The first code block below shows you how to start a `SparkSession` in a Jupyter Notebook. Next we show a simple example of creating and transforming a Spark RDD. Let's use this as a quick vocab review before we dive into more interesting examples. 

In [8]:
from pyspark.sql import SparkSession
app_name = "pyspark_demo"
master = "local[*]"

spark = SparkSession\
        .builder\
        .appName(app_name)\
        .master(master)\
        .getOrCreate()

sc = spark.sparkContext

In [9]:
# a small example
myData = sc.parallelize(range(1,100))
squares = myData.map(lambda x: (x,x**2))
oddSquares = squares.filter(lambda x: x[1] % 2 == 1)

In [10]:
oddSquares.take(5)

[(1, 1), (3, 9), (5, 25), (7, 49), (9, 81)]

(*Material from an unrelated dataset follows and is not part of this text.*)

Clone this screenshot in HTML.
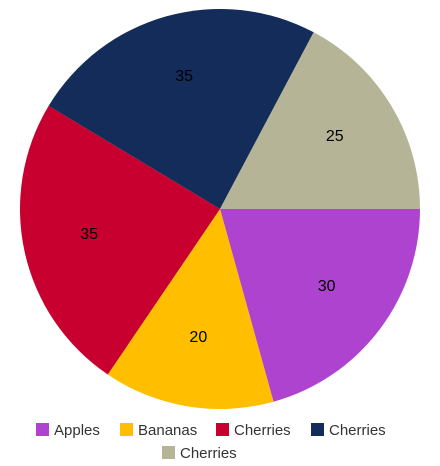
<!DOCTYPE html>
<html><head><meta charset="utf-8">
<style>
html,body{margin:0;padding:0;background:#fff;}
body{width:440px;height:466px;overflow:hidden;font-family:"Liberation Sans",sans-serif;}
svg{display:block;}
</style></head>
<body>
<svg id="chart" width="440" height="466"></svg>
<script>
const categories = ["Apples","Bananas","Cherries","Cherries","Cherries"];
const values = [30,20,35,35,25];
const colors = ["#AE43D0","#FFBF00","#C8002F","#142C59","#B6B497"];
const svg = document.getElementById('chart');
const NS = "http://www.w3.org/2000/svg";
const cx = 220, cy = 209, r = 200;
const total = values.reduce((a,b)=>a+b,0);
function angleOf(v){ return v/total*2*Math.PI; }
let a0 = 0;
values.forEach((v,i)=>{
  const a1 = a0 + angleOf(v);
  const x0 = cx + r*Math.cos(a0), y0 = cy + r*Math.sin(a0);
  const x1 = cx + r*Math.cos(a1), y1 = cy + r*Math.sin(a1);
  const large = (a1-a0) > Math.PI ? 1 : 0;
  const p = document.createElementNS(NS,'path');
  p.setAttribute('d',`M${cx},${cy} L${x0},${y0} A${r},${r} 0 ${large} 1 ${x1},${y1} Z`);
  p.setAttribute('fill',colors[i]);
  
  
  svg.appendChild(p);
  const am = (a0+a1)/2, lr = r*0.67;
  const t = document.createElementNS(NS,'text');
  t.setAttribute('x', cx + lr*Math.cos(am));
  t.setAttribute('y', cy + lr*Math.sin(am) + 1);
  t.setAttribute('text-anchor','middle');
  t.setAttribute('font-size','16');
  t.setAttribute('fill','#000');
  t.textContent = v;
  
  
  svg.appendChild(t);
  a0 = a1;
});
const legendPos = [[36,430],[120,430],[216,430],[311,430],[162,453]];
categories.forEach((c,i)=>{
  const [x,y] = legendPos[i];
  const g = document.createElementNS(NS,'g');
  
  
  const s = document.createElementNS(NS,'rect');
  s.setAttribute('x',x); s.setAttribute('y',y-7);
  s.setAttribute('width',13); s.setAttribute('height',13);
  s.setAttribute('fill',colors[i]);
  g.appendChild(s);
  const t = document.createElementNS(NS,'text');
  t.setAttribute('x',x+18); t.setAttribute('y',y+5);
  t.setAttribute('font-size','15'); t.setAttribute('fill','#333');
  t.textContent = c;
  g.appendChild(t);
  svg.appendChild(g);
});
</script>
</body></html>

 > __DISCUSSION QUESTIONS:__ For each key term from the reading, briefly explain what it means in the context of this demo code. Specifically:
 * _What is the 'driver program' here?_
 * _What does the spark context do? Do we have 'executors' per se?_
 * _List all RDDs and pair RDDs present in this example._
 * _List all transformations present in this example._
 * _List all actions present in this example._
 * _What does the concept of 'lazy evaluation' mean about the time it would take to run each cell in the example?_
 * _If we were working on a cluster, where would each transformation happen? would the data get shuffled?_